By Thomson Reuters Dec 14, 2025 | 8:30 PM

By Liangping Gao and Liz Lee

BEIJING, Dec 15 (Reuters) – China’s new home prices extended declines in November, official data showed on Monday, indicating that a recovery in demand remains elusive despite ‍the government vowing to stabilise the sector.

Prices fell 0.4% month-on-month, according to Reuters calculations based on National Bureau of Statistics data, compared with a 0.5% decline in October.

On an annual basis, home prices fell 2.4% in November, steeper than the 2.2% drop the previous month.

China’s property market has been mired in a ‌downturn since mid-2021, fuelled by declining sales, a ‌liquidity crunch for developers, and falling home prices, which have eroded household wealth and dampened consumption.
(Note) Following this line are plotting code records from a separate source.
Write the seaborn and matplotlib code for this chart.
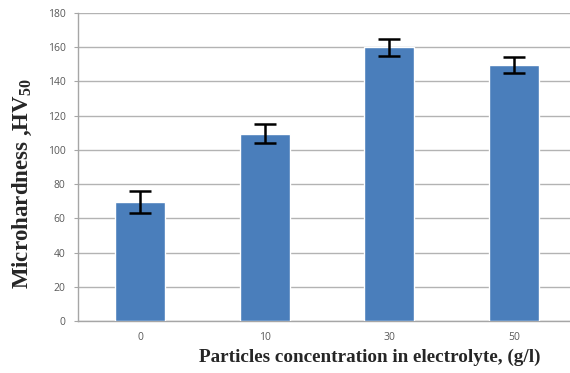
import numpy as np
import pandas as pd
import seaborn as sns
import matplotlib
matplotlib.use("Agg")
import matplotlib.pyplot as plt

# values
concentration = ["0", "10", "30", "50"]
hardness = [69.5, 109.5, 160, 149.5]
hardness_err = [6.5, 5.5, 5, 4.6]

df = pd.DataFrame({"conc": concentration, "hv": hardness})

sns.set_style("white")
plt.rcParams["mathtext.fontset"] = "custom"
plt.rcParams["mathtext.rm"] = "Liberation Serif"
plt.rcParams["mathtext.bf"] = "Liberation Serif:bold"

fig = plt.figure(figsize=(5.7, 3.73), dpi=100)
ax = fig.add_axes([78 / 570, 1 - 321 / 373, (576 - 78) / 570, (321 - 13) / 373])

sns.barplot(data=df, x="conc", y="hv", color="#4a7ebb", saturation=1,
            width=0.4, errorbar=None, ax=ax, zorder=3)
ax.errorbar(np.arange(len(hardness)), hardness, yerr=hardness_err, fmt="none",
            ecolor="black", elinewidth=1.8, capsize=8, capthick=1.8, zorder=4)

ax.set_xlim(-0.5, 3.5)
ax.set_ylim(0, 180)
ax.set_yticks(range(0, 181, 20))
ax.yaxis.grid(True, color="#b3b3b3", linewidth=1.0, zorder=0)
ax.set_axisbelow(True)

for side in ["top", "right"]:
    ax.spines[side].set_visible(False)
for side in ["left", "bottom"]:
    ax.spines[side].set_color("#a6a6a6")
    ax.spines[side].set_linewidth(1.0)

ax.set_xticks(np.arange(-0.5, 4, 1), minor=True)
ax.tick_params(axis="x", which="major", length=0, pad=8, labelsize=7.5, labelcolor="#595959")
ax.tick_params(axis="x", which="minor", length=3, color="#a6a6a6", direction="out")
ax.tick_params(axis="y", length=3, color="#a6a6a6", pad=6, labelsize=7.5, labelcolor="#595959",
               direction="out", left=True)
for lab in ax.get_xticklabels() + ax.get_yticklabels():
    lab.set_family("Open Sans")

ax.set_xlabel("")
ax.set_ylabel("")
fig.text(370 / 570, 1 - 357 / 373, "Particles concentration in electrolyte, (g/l)",
         ha="center", va="center", fontsize=13.8, fontweight="bold", family="Liberation Serif")
fig.text(22 / 570, 1 - 184 / 373, r"Microhardness ,HV$_{\mathbf{50}}$",
         ha="center", va="center", rotation=90, fontsize=16.5, fontweight="bold",
         family="Liberation Serif")

fig.savefig("out.png", dpi=100)
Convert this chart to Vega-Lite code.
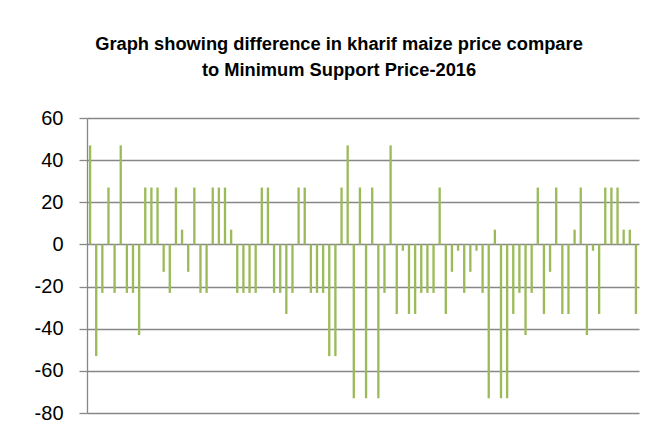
{
  "$schema": "https://vega.github.io/schema/vega-lite/v6.json",
  "width": 552,
  "height": 295,
  "autosize": "none",
  "padding": {"left": 87, "top": 118, "right": 24, "bottom": 21},
  "background": "white",
  "title": {
    "text": ["Graph showing difference in kharif maize price compare", "to Minimum Support Price-2016"],
    "font": "Liberation Sans",
    "fontSize": 18.3,
    "fontWeight": "bold",
    "color": "#000000",
    "lineHeight": 26,
    "anchor": "middle",
    "dx": -24,
    "offset": 28
  },
  "data": {
    "values": [
      {"i": 1, "v": 47}, {"i": 2, "v": -53}, {"i": 3, "v": -23}, {"i": 4, "v": 27}, {"i": 5, "v": -23},
      {"i": 6, "v": 47}, {"i": 7, "v": -23}, {"i": 8, "v": -23}, {"i": 9, "v": -43}, {"i": 10, "v": 27},
      {"i": 11, "v": 27}, {"i": 12, "v": 27}, {"i": 13, "v": -13}, {"i": 14, "v": -23}, {"i": 15, "v": 27},
      {"i": 16, "v": 7}, {"i": 17, "v": -13}, {"i": 18, "v": 27}, {"i": 19, "v": -23}, {"i": 20, "v": -23},
      {"i": 21, "v": 27}, {"i": 22, "v": 27}, {"i": 23, "v": 27}, {"i": 24, "v": 7}, {"i": 25, "v": -23},
      {"i": 26, "v": -23}, {"i": 27, "v": -23}, {"i": 28, "v": -23}, {"i": 29, "v": 27}, {"i": 30, "v": 27},
      {"i": 31, "v": -23}, {"i": 32, "v": -23}, {"i": 33, "v": -33}, {"i": 34, "v": -23}, {"i": 35, "v": 27},
      {"i": 36, "v": 27}, {"i": 37, "v": -23}, {"i": 38, "v": -23}, {"i": 39, "v": -23}, {"i": 40, "v": -53},
      {"i": 41, "v": -53}, {"i": 42, "v": 27}, {"i": 43, "v": 47}, {"i": 44, "v": -73}, {"i": 45, "v": 27},
      {"i": 46, "v": -73}, {"i": 47, "v": 27}, {"i": 48, "v": -73}, {"i": 49, "v": -23}, {"i": 50, "v": 47},
      {"i": 51, "v": -33}, {"i": 52, "v": -3}, {"i": 53, "v": -33}, {"i": 54, "v": -33}, {"i": 55, "v": -23},
      {"i": 56, "v": -23}, {"i": 57, "v": -23}, {"i": 58, "v": 27}, {"i": 59, "v": -33}, {"i": 60, "v": -13},
      {"i": 61, "v": -3}, {"i": 62, "v": -23}, {"i": 63, "v": -13}, {"i": 64, "v": -3}, {"i": 65, "v": -23},
      {"i": 66, "v": -73}, {"i": 67, "v": 7}, {"i": 68, "v": -73}, {"i": 69, "v": -73}, {"i": 70, "v": -33},
      {"i": 71, "v": -23}, {"i": 72, "v": -43}, {"i": 73, "v": -23}, {"i": 74, "v": 27}, {"i": 75, "v": -33},
      {"i": 76, "v": -13}, {"i": 77, "v": 27}, {"i": 78, "v": -33}, {"i": 79, "v": -33}, {"i": 80, "v": 7},
      {"i": 81, "v": 27}, {"i": 82, "v": -43}, {"i": 83, "v": -3}, {"i": 84, "v": -33}, {"i": 85, "v": 27},
      {"i": 86, "v": 27}, {"i": 87, "v": 27}, {"i": 88, "v": 7}, {"i": 89, "v": 7}, {"i": 90, "v": -33}
    ]
  },
  "mark": {"type": "bar", "color": "#9BBB59", "width": {"band": 0.38}},
  "encoding": {
    "x": {
      "field": "i",
      "type": "ordinal",
      "sort": null,
      "scale": {"paddingInner": 0, "paddingOuter": 0},
      "axis": null
    },
    "y": {
      "field": "v",
      "type": "quantitative",
      "scale": {"domain": [-80, 60], "nice": false, "zero": false},
      "axis": {
        "title": null,
        "values": [-80, -60, -40, -20, 0, 20, 40, 60],
        "labelExpr": "toString(datum.value)",
        "grid": true,
        "gridColor": "#878787",
        "gridWidth": 1.3,
        "domainColor": "#878787",
        "domainWidth": 1.3,
        "tickColor": "#878787",
        "tickWidth": 1.3,
        "tickSize": 8,
        "labelPadding": 16,
        "labelFont": "Liberation Sans",
        "labelFontSize": 20,
        "labelColor": "#000000"
      }
    }
  },
  "config": {"view": {"stroke": null}}
}
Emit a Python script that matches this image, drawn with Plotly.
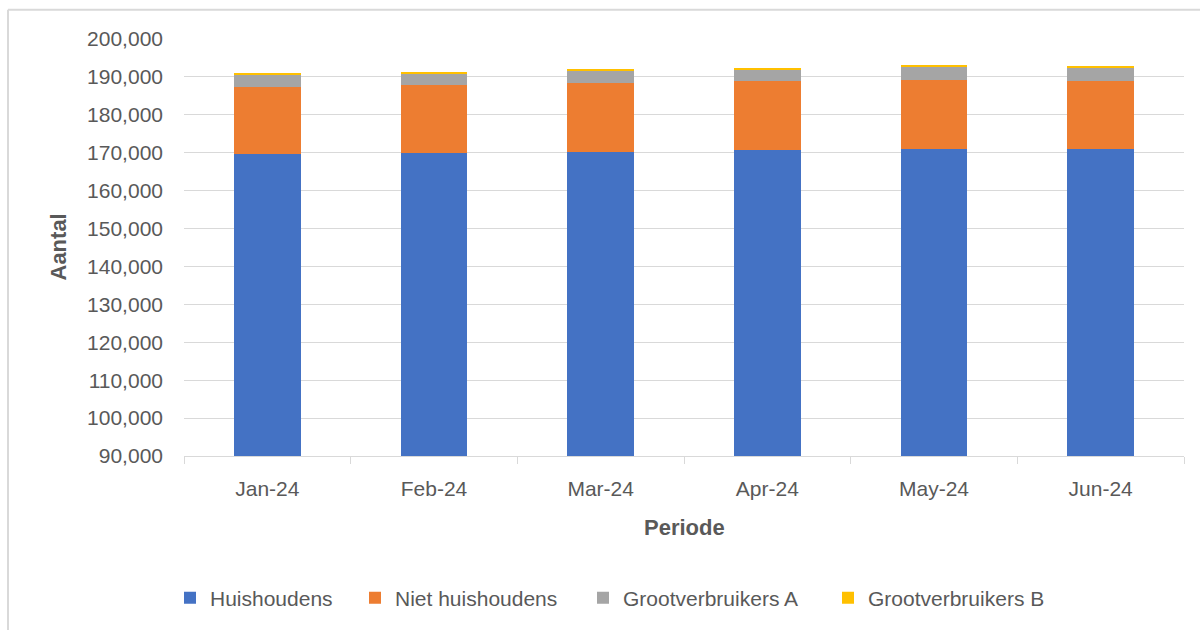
import plotly.graph_objects as go

periods = ["Jan-24", "Feb-24", "Mar-24", "Apr-24", "May-24", "Jun-24"]
huishoudens = [169650, 170000, 170260, 170620, 171060, 171060]
niet_huishoudens = [17750, 17840, 18200, 18280, 18100, 17840]
grootverbruikers_a = [3200, 3130, 3300, 3130, 3660, 3480]
grootverbruikers_b = [300, 350, 350, 350, 350, 350]

series = [
    ("Huishoudens", huishoudens, "#4472C4"),
    ("Niet huishoudens", niet_huishoudens, "#ED7D31"),
    ("Grootverbruikers A", grootverbruikers_a, "#A5A5A5"),
    ("Grootverbruikers B", grootverbruikers_b, "#FFC000"),
]
# left edge (px) of each legend entry's swatch area
legend_x = [170, 355, 583, 828]

FONT = "Liberation Sans"
TXT = "#595959"

# plot area in pixels
L, R, T, B = 184, 1184, 39, 459
W, H = R - L, B - T


def px_x(x):
    return (x - L) / W


def px_y(y):
    return (B - y) / H


fig = go.Figure()
legend_layout = {}
for i, (name, vals, col) in enumerate(series):
    key = "legend" if i == 0 else f"legend{i + 1}"
    fig.add_trace(go.Bar(x=periods, y=vals, name=name, legend=key,
                         marker=dict(color=col, line=dict(width=0))))
    legend_layout[key] = dict(
        orientation="h",
        x=px_x(legend_x[i]), y=px_y(602),
        xanchor="left", yanchor="middle",
        font=dict(family=FONT, size=21, color=TXT),
        itemwidth=30,
        bgcolor="rgba(0,0,0,0)",
    )

fig.update_layout(
    barmode="stack",
    bargap=0.6,
    width=1200,
    height=630,
    margin=dict(l=L, r=1200 - R, t=T, b=630 - B),
    paper_bgcolor="white",
    plot_bgcolor="white",
    font=dict(family=FONT, size=21, color=TXT),
    showlegend=True,
    xaxis=dict(
        type="category",
        showline=True, linecolor="#D9D9D9", linewidth=1,
        ticks="outside", tickson="boundaries", ticklen=7, tickcolor="#D9D9D9",
        showgrid=False,
        tickfont=dict(family=FONT, size=21, color=TXT),
        ticklabelstandoff=14,
    ),
    yaxis=dict(
        range=[90000, 200000],
        dtick=10000,
        tickformat=",",
        showgrid=True, gridcolor="#D9D9D9", gridwidth=1,
        zeroline=False, showline=False,
        tickfont=dict(family=FONT, size=21, color=TXT),
        ticklabelstandoff=20,
    ),
    hovermode=False,
    annotations=[
        dict(text="<b>Aantal</b>", xref="paper", yref="paper", x=px_x(58), y=px_y(249),
             xanchor="center", yanchor="middle", textangle=-90, showarrow=False,
             font=dict(family=FONT, size=22, color=TXT)),
        dict(text="<b>Periode</b>", xref="paper", yref="paper", x=px_x(684), y=px_y(531),
             xanchor="center", yanchor="middle", showarrow=False,
             font=dict(family=FONT, size=22, color=TXT)),
    ],
    shapes=[
        dict(type="line", xref="paper", yref="paper", x0=px_x(8), x1=px_x(1210),
             y0=px_y(9.5), y1=px_y(9.5), line=dict(color="#D9D9D9", width=2)),
        dict(type="line", xref="paper", yref="paper", x0=px_x(8), x1=px_x(8),
             y0=px_y(640), y1=px_y(9.5), line=dict(color="#D9D9D9", width=2)),
    ],
)
fig.update_layout(**legend_layout)

fig.write_html("out.html", config={"displayModeBar": False},
               post_script="document.body.style.margin='0';document.body.style.overflow='hidden';")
China’s top leaders have repeatedly pledged to stabilise the housing sector, as that would boost overall household consumption, which in turn helps the $19 ​trillion economy reduce its reliance on exports and government-led investment.

The secondary home market remains sluggish, with housing prices falling across the board. In ‍year-on-year terms, the declines have widened in ​first-tier, second-tier, and third-tier cities, dropping 5.8%, 5.6%, and ​5.8%, respectively.

Property investment and home sales slumped at a faster pace in ‍the first 11 months of the year, separate official data showed.

Economists in the latest Reuters quarterly poll expected China’s home prices to extend declines into 2026 and remain flat in 2027, with some economists citing structural challenges and a supply glut.

The International Monetary Fund earlier this ‍month called for more efforts from the Chinese government to resolve the property crisis, including speeding up the exit of unviable property developers from the ‍market.

The IMF estimated that ‍China would need to spend 5% of its ​GDP to end the crisis in three years.

In the ​second ⁠half of 2025, the central government refrained from announcing ‌large-scale property market stimulus but reiterated its commitment to stabilising the market and curbing systemic risks.

In a key policy meeting earlier this month, officials pledged to implement city-specific strategies to optimise supply, reduce inventory, and enhance affordable housing programs.